Circulo Operário Ferroviário de Cruz Alta (rua 20 de setembro, bairro ferroviário)









Hoje corre o risco de ruir, mas na segunda metade do século XX, o Circulo Operário Ferroviário foi palco de reuniões da União dos Ferroviários Gaúchos, entidade representativa da categoria ferroviária, e de intensos debates de personalidades políticas do executivo e do legislativo municipal de todas as agremiações partidárias – PSD, PTB, PL, UDN e PCB, esse clandestino na época.
Nas instáveis décadas de 1950 e 1960, importantes movimentos organizaram-se nesse local, como a greve dos triticultores da região em abril de 1960, a greve dos bancários, o Movimento da Legalidade de 1961, quando ferroviários, triticultores, bancários e trabalhadores das fábricas da cidade uniram-se para defender o cumprimento da constituição de 1946, e, anos depois, a frustrada tentativa de resistência ao Golpe civil-militar de 1964.
Além de espaço político, no Círculo Ferroviário também ocorriam atividades recreativas, esportivas, profissionalizantes e assistencialistas.

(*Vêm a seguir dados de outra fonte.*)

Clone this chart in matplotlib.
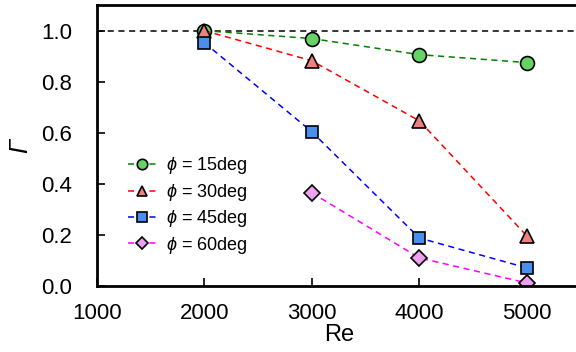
import matplotlib
matplotlib.use('Agg')
import matplotlib.pyplot as plt

plt.rcParams['font.family'] = ['Liberation Sans', 'DejaVu Sans']
plt.rcParams['mathtext.fontset'] = 'custom'
plt.rcParams['mathtext.rm'] = 'Liberation Sans'
plt.rcParams['mathtext.it'] = 'Liberation Sans:italic'

re_15 = [2000, 3000, 4000, 5000]
gam_15 = [1.0, 0.969, 0.906, 0.875]
re_30 = [2000, 3000, 4000, 5000]
gam_30 = [1.0, 0.882, 0.647, 0.196]
re_45 = [2000, 3000, 4000, 5000]
gam_45 = [0.953, 0.604, 0.188, 0.071]
re_60 = [3000, 4000, 5000]
gam_60 = [0.365, 0.110, 0.012]

labels = [r'$\phi$ = 15deg', r'$\phi$ = 30deg', r'$\phi$ = 45deg', r'$\phi$ = 60deg']

fig = plt.figure(figsize=(5.76, 3.52), dpi=100)
ax = fig.add_axes([0.168, 0.1875, 0.840, 0.798])

ax.axhline(1.0, color='k', linewidth=1.1, dashes=(4, 3))

ax.plot(re_15, gam_15, color='green', marker='o', markersize=10,
        markerfacecolor='#66d366', markeredgecolor='k', markeredgewidth=1.2,
        label=labels[0], dashes=(4, 3), linewidth=1.1)
ax.plot(re_30, gam_30, color='red', marker='^', markersize=10,
        markerfacecolor='#f08080', markeredgecolor='k', markeredgewidth=1.2,
        label=labels[1], dashes=(4, 3), linewidth=1.1)
ax.plot(re_45, gam_45, color='blue', marker='s', markersize=9,
        markerfacecolor='#4a8ef0', markeredgecolor='k', markeredgewidth=1.2,
        label=labels[2], dashes=(4, 3), linewidth=1.1)
ax.plot(re_60, gam_60, color='magenta', marker='D', markersize=8,
        markerfacecolor='#f0a0f0', markeredgecolor='k', markeredgewidth=1.2,
        label=labels[3], dashes=(4, 3), linewidth=1.1)

ax.set_xlim(1000, 5500)
ax.set_ylim(0, 1.1)
ax.set_xticks([1000, 2000, 3000, 4000, 5000])
ax.set_yticks([0.0, 0.2, 0.4, 0.6, 0.8, 1.0])
ax.set_yticklabels(['0.0', '0.2', '0.4', '0.6', '0.8', '1.0'])
ax.tick_params(direction='in', length=6, width=1.2, labelsize=16)
ax.tick_params(axis='x', pad=12)
ax.tick_params(axis='y', pad=18)
for s in ax.spines.values():
    s.set_linewidth(2)
ax.spines['right'].set_visible(False)

ax.set_xlabel('Re', fontsize=17, labelpad=0)
ax.set_ylabel('Γ', fontsize=18, fontstyle='italic', labelpad=6)

ax.legend(loc='lower left', bbox_to_anchor=(0.03, 0.05), frameon=False,
          fontsize=13, handlelength=1.6, labelspacing=0.3,
          markerscale=0.75, handletextpad=0.55)

fig.savefig('out.png', dpi=100)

Nas datas em alusão ao dia do ferroviário e ao dia do trabalho, a família ferroviária e personalidades locais convidadas, divertiam-se e também protestavam sob o som de músicas e hinos . Nos dias do grito de carnaval, dançavam, bebiam e comiam por horas a fio.
Durante a semana, nas horas de troca do turno na oficina da estação, mecânicos, artífices, maquinistas e foguistas matavam um tempo jogando carteado e bocha. Outros ferrinhos fugiam do chefe da estação durante o expediente para beber uns martelinhos e aproveitavam para fazer seu jogo do bicho.
Duas vezes por semana, no segundo andar do edifício, esposas e filhos de ferroviários, participavam dos cursos de corte e costura e, ainda aprendiam a datilografar nas máquinas remington. Para as crianças, o sábado a tarde era reservado as aulas de catequese ministradas por voluntários da igreja. E regularmente médicos, dentistas e advogados, a serviço da Caixa de Aposentadoria dos Ferroviários, usavam as dependências do Circulo Ferroviário para atender os associados.